TASK TO COMPLETE >>
Restate the whole listing word for word. Pictures are left out.

[Begin INFORMATION SUPPLIED]

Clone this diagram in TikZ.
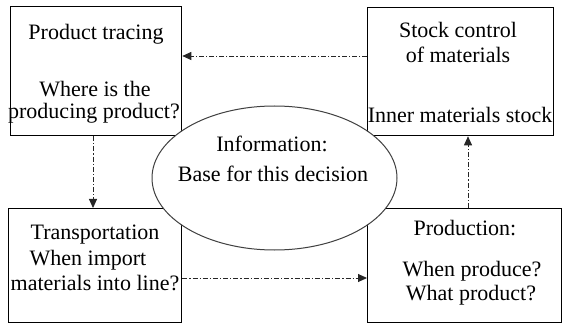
\documentclass[tikz,border=0pt]{standalone}
\usepackage{fontspec}
\setmainfont{Liberation Serif}
\usetikzlibrary{shapes.geometric,arrows.meta}
\tikzset{
  box/.style={draw=black, line width=1.3pt, inner sep=0pt, anchor=north west},
  txt/.style={anchor=base, inner sep=0pt, font=\rmfamily\fontsize{22}{22}\selectfont},
  arr/.style={draw=black!85, line width=0.9pt, dash pattern=on 5pt off 2pt on 1.2pt off 2pt, -{Triangle[length=9pt,width=8pt]}},
}
\begin{document}
\begin{tikzpicture}[x=1pt,y=-1pt]
\useasboundingbox (0,0) rectangle (562,323);
% boxes
\node[box, minimum width=171pt, minimum height=129pt] (tl) at (10,6) {};
\node[box, minimum width=186pt, minimum height=128pt] (tr) at (367,7) {};
\node[box, minimum width=173pt, minimum height=114pt] (bl) at (8,208) {};
\node[box, minimum width=194pt, minimum height=114pt] (br) at (367,208) {};
% ellipse
\node[ellipse, draw=black!75, line width=1pt, fill=white, minimum width=245pt, minimum height=144pt, inner sep=0pt] (el) at (274.5,178) {};
% texts
\node[txt] (t1) at (96,40) {Product tracing};
\node[txt] (t2) at (95,96.5) {Where is the};
\node[txt] (t3) at (94,119) {producing product?};
\node[txt] (t4) at (458,38) {Stock control};
\node[txt] (t5) at (458,63) {of materials};
\node[txt] (t6) at (460,123) {Inner materials stock};
\node[txt] (t7) at (272,152) {Information:};
\node[txt] (t8) at (273,182) {Base for this decision};
\node[txt] (t9) at (95,240) {Transportation};
\node[txt] (t10) at (88,265) {When import};
\node[txt] (t11) at (95,290) {materials into line?};
\node[txt] (t12) at (465,236) {Production:};
\node[txt] (t13) at (472,276) {When produce?};
\node[txt] (t14) at (471,300) {What product?};
% connectors
\draw[arr] (tr.west |- 0,56) -- (tl.east |- 0,56);
\draw[arr] (tl.south -| 93,0) -- (bl.north -| 93,0);
\draw[arr] (bl.east |- 0,278) -- (br.west |- 0,278);
\draw[arr] (br.north -| 468,0) -- (tr.south -| 468,0);
\end{tikzpicture}
\end{document}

[End INFORMATION SUPPLIED]

TASK SOLUTION >>
Clone this diagram in TikZ.
\documentclass[tikz,border=0pt]{standalone}
\usepackage{fontspec}
\setmainfont{Liberation Serif}
\usetikzlibrary{shapes.geometric,arrows.meta}
\tikzset{
  box/.style={draw=black, line width=1.3pt, inner sep=0pt, anchor=north west},
  txt/.style={anchor=base, inner sep=0pt, font=\rmfamily\fontsize{22}{22}\selectfont},
  arr/.style={draw=black!85, line width=0.9pt, dash pattern=on 5pt off 2pt on 1.2pt off 2pt, -{Triangle[length=9pt,width=8pt]}},
}
\begin{document}
\begin{tikzpicture}[x=1pt,y=-1pt]
\useasboundingbox (0,0) rectangle (562,323);
% boxes
\node[box, minimum width=171pt, minimum height=129pt] (tl) at (10,6) {};
\node[box, minimum width=186pt, minimum height=128pt] (tr) at (367,7) {};
\node[box, minimum width=173pt, minimum height=114pt] (bl) at (8,208) {};
\node[box, minimum width=194pt, minimum height=114pt] (br) at (367,208) {};
% ellipse
\node[ellipse, draw=black!75, line width=1pt, fill=white, minimum width=245pt, minimum height=144pt, inner sep=0pt] (el) at (274.5,178) {};
% texts
\node[txt] (t1) at (96,40) {Product tracing};
\node[txt] (t2) at (95,96.5) {Where is the};
\node[txt] (t3) at (94,119) {producing product?};
\node[txt] (t4) at (458,38) {Stock control};
\node[txt] (t5) at (458,63) {of materials};
\node[txt] (t6) at (460,123) {Inner materials stock};
\node[txt] (t7) at (272,152) {Information:};
\node[txt] (t8) at (273,182) {Base for this decision};
\node[txt] (t9) at (95,240) {Transportation};
\node[txt] (t10) at (88,265) {When import};
\node[txt] (t11) at (95,290) {materials into line?};
\node[txt] (t12) at (465,236) {Production:};
\node[txt] (t13) at (472,276) {When produce?};
\node[txt] (t14) at (471,300) {What product?};
% connectors
\draw[arr] (tr.west |- 0,56) -- (tl.east |- 0,56);
\draw[arr] (tl.south -| 93,0) -- (bl.north -| 93,0);
\draw[arr] (bl.east |- 0,278) -- (br.west |- 0,278);
\draw[arr] (br.north -| 468,0) -- (tr.south -| 468,0);
\end{tikzpicture}
\end{document}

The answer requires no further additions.